Brick and mortar book stores and libraries specialize in print books – where most of these do not handle eBooks. Yet. Distributors can use price comparisons between print books to make them appear attractive, price-wise.
But, rushing out to produce a paperback book to coincide with or follow closely on the heels of your eBook is not a great idea for several reasons.
Sales Projection
You are certain that your newest work will be a smash hit and best-seller. But what if you’re wrong? Testing the waters with the eBook version allows you to check the market – and make some profits – before spending money on a print version.
Test by Fire
If you have hired a professional editor for your manuscript, the resulting book should be high quality and error free. If, however you self-edited, there will be some foibles to correct. Your initial reviewers and feedback from readers will undoubtedly point these out to you. When the dust settles a bit, (3 to 6 months after release) fix the ones you can fix, re-release the eBook and use the improved manuscript for the paperback.
Which Printer
These days there is no reason to hire a vanity press for most printed books: this will cost you big bucks because of minimum print run requirements, transportation and storage for thousands of copies of your book. It is far better to use a Print On Demand (POD) printer such as Createspace or Lightning Source.
POD printing produces a high quality product and the books are printed – as the name implies – only as the books are sold; no need to have cases of books shipped to you and stored. Instead they are printed and shipped directly to your buyer.
Createspace
If you select Createspace, you will be marketing your book primarily through Amazon. You may purchase copies at a reduced price (basically you don’t pay yourself the royalty) for use in self-marketing events like book signings, writers conferences, talks at your local library, and other personal appearance opportunities.

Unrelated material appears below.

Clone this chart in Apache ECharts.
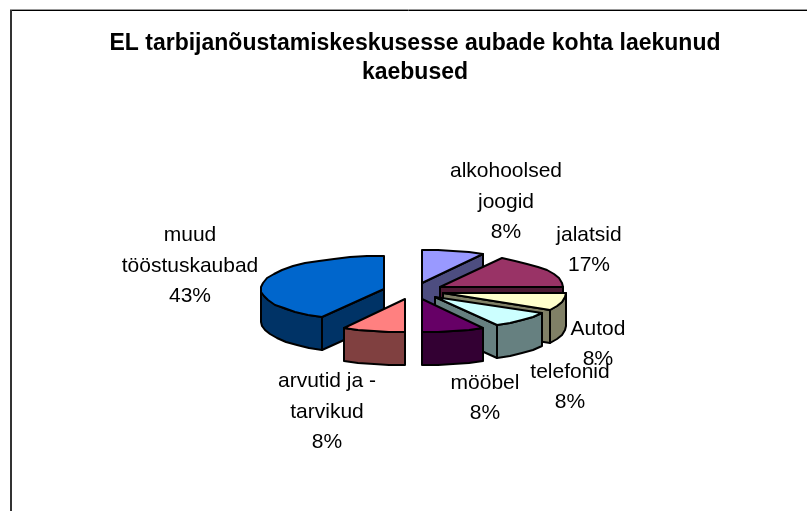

Because Createspace does not allow returns of unsold books and does not offer the deep wholesale discounts that all physical book stores require, chances of getting your book into books store or libraries is almost nil. But this is not an easy task in any case, and there are significant financial risks involved in dealing with book stores.
Lightning Source
Lightning Source is the go-to printer for nearly all author assistance services such as Lulu, Author House, Outskirts Press, Book Baby, Booklocker and others. Most of these assistance services do not tell you they don’t actually print the books you hired them to print; they sub-contract that out to Lightning Source. Booklocker’s Author’s Guidelines are upfront about this industries “dirty little secret”.
Lightning Source will meet the terms needed to offer your books to book stores, libraries and on-line retailers. Be aware that fee’s for print books being returned from a bookstore can seriously eat into (or eliminate) your profits. Make sure you have a robust marketing plan laid out to drive customers to the bookstores to purchase your book.
Summary
A print version of your book can open new marketing frontiers, if your book is ready and you have a marketing plan in place. How you plan to market the print version will decide for you who will be the printer of choice.

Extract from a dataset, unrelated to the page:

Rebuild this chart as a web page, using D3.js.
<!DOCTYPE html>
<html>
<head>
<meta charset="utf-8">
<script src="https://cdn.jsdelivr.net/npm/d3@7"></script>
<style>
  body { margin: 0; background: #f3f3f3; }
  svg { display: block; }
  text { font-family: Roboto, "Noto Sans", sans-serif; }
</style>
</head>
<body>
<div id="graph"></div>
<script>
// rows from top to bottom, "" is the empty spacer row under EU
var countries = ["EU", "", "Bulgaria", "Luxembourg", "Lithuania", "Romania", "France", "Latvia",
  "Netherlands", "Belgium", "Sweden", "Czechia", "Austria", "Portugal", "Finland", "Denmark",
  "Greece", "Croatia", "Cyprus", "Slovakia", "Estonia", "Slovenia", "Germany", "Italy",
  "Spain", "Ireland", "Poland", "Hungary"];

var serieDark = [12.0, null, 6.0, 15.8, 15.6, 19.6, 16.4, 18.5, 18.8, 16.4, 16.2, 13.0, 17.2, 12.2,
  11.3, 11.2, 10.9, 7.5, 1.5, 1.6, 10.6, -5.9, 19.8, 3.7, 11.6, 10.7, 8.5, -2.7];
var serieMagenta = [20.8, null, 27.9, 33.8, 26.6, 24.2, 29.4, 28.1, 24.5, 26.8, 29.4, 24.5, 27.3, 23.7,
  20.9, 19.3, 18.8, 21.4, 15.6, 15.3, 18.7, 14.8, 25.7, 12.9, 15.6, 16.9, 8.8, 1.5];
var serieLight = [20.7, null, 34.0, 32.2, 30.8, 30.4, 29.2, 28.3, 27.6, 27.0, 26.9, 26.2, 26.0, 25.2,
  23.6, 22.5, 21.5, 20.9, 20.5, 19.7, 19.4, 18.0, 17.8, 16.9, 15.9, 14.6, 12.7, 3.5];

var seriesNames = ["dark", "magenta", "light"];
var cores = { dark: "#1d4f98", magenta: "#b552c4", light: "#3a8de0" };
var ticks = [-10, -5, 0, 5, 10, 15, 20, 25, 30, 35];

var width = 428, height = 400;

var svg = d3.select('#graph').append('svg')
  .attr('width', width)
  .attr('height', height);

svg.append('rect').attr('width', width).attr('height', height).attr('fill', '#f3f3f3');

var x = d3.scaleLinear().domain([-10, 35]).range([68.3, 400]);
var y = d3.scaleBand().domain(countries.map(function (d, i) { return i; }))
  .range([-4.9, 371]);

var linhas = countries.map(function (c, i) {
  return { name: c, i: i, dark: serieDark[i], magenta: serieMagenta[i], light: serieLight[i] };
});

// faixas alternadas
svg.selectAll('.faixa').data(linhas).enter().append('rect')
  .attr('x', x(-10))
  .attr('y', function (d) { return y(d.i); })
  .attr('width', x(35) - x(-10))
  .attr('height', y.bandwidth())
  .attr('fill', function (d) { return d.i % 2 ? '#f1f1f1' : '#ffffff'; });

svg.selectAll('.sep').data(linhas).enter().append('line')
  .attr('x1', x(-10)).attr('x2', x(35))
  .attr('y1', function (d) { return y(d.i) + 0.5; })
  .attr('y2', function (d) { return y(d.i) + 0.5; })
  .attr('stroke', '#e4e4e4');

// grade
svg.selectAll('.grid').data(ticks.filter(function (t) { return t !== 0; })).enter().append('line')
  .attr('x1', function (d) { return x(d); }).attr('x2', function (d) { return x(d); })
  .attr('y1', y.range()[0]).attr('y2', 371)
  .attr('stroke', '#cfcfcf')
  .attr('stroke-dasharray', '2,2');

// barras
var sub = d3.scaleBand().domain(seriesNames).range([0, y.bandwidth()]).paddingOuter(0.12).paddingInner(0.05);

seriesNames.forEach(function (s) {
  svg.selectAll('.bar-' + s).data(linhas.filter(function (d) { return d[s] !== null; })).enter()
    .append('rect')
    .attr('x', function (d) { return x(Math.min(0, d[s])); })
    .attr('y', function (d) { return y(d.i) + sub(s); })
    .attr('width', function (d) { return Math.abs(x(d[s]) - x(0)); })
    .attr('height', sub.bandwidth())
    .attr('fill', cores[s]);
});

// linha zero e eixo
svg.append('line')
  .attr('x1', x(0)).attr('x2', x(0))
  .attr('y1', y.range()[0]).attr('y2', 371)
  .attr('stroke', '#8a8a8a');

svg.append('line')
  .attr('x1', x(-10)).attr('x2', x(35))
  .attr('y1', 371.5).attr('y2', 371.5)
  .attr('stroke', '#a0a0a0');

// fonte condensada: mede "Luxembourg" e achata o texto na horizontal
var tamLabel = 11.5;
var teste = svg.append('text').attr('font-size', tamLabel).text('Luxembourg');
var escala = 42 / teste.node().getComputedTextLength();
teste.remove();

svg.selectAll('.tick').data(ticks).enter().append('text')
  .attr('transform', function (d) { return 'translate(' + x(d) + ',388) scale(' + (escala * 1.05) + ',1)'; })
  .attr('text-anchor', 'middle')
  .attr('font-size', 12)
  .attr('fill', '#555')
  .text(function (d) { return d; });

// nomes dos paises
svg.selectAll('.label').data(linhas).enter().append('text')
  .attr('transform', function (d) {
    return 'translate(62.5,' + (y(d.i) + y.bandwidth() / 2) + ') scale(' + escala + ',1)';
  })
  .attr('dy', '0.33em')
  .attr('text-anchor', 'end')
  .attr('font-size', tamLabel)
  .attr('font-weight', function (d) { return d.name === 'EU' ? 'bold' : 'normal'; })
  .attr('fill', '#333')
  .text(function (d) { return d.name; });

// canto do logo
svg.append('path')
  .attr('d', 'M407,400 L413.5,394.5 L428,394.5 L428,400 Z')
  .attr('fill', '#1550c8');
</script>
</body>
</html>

Quite a bit of wisdom contained here, Allan. Thanks.
Thank you, Joy!
Great advice as usual Allan. Thanks for sharing.
Thank you Richard, I do what I can. 🙂
Great tips about the ebooks… also thanks for the info about lightning source working “behind the scenes” for Lulu etc.
Thanks, GP: just one of those little known nuggets I try to slip through the gap in the fence for you now and then.
Thanks for this resource, Allan. Evernoted!
Cheers,
Mitch
Most welcome, thanks for popping in Mitch!
Some good tips & info here, Allan…..thanks for sharing. Excellent article, as always…:-0
Thank you, Mary!
That’s an important point about returns, Allan. There’s nothing worse than getting a large order from a store or distributor, and then find out they want to send half the books back. With print-on-demand, there’s no place to send them back to. The customer needs to know that up-front.
I just had a discussion with someone about large, non-fiction books — such as an atlas — being published electronically. I could be wrong, but I don’t think they’re there yet. Do you?
No, I don’t either, Charles. I’ve seen a few PDF books done in large format and they’re maddening to read because either everything is so small I can’t see it or I’m scrolling around the screen. Maybe if I had a 36″ monitor…
I have yet to see a Kindle book that handles photos really well – or maps.
I still buy all my reference books as paper books – so much easier to quickly flip through to what I want.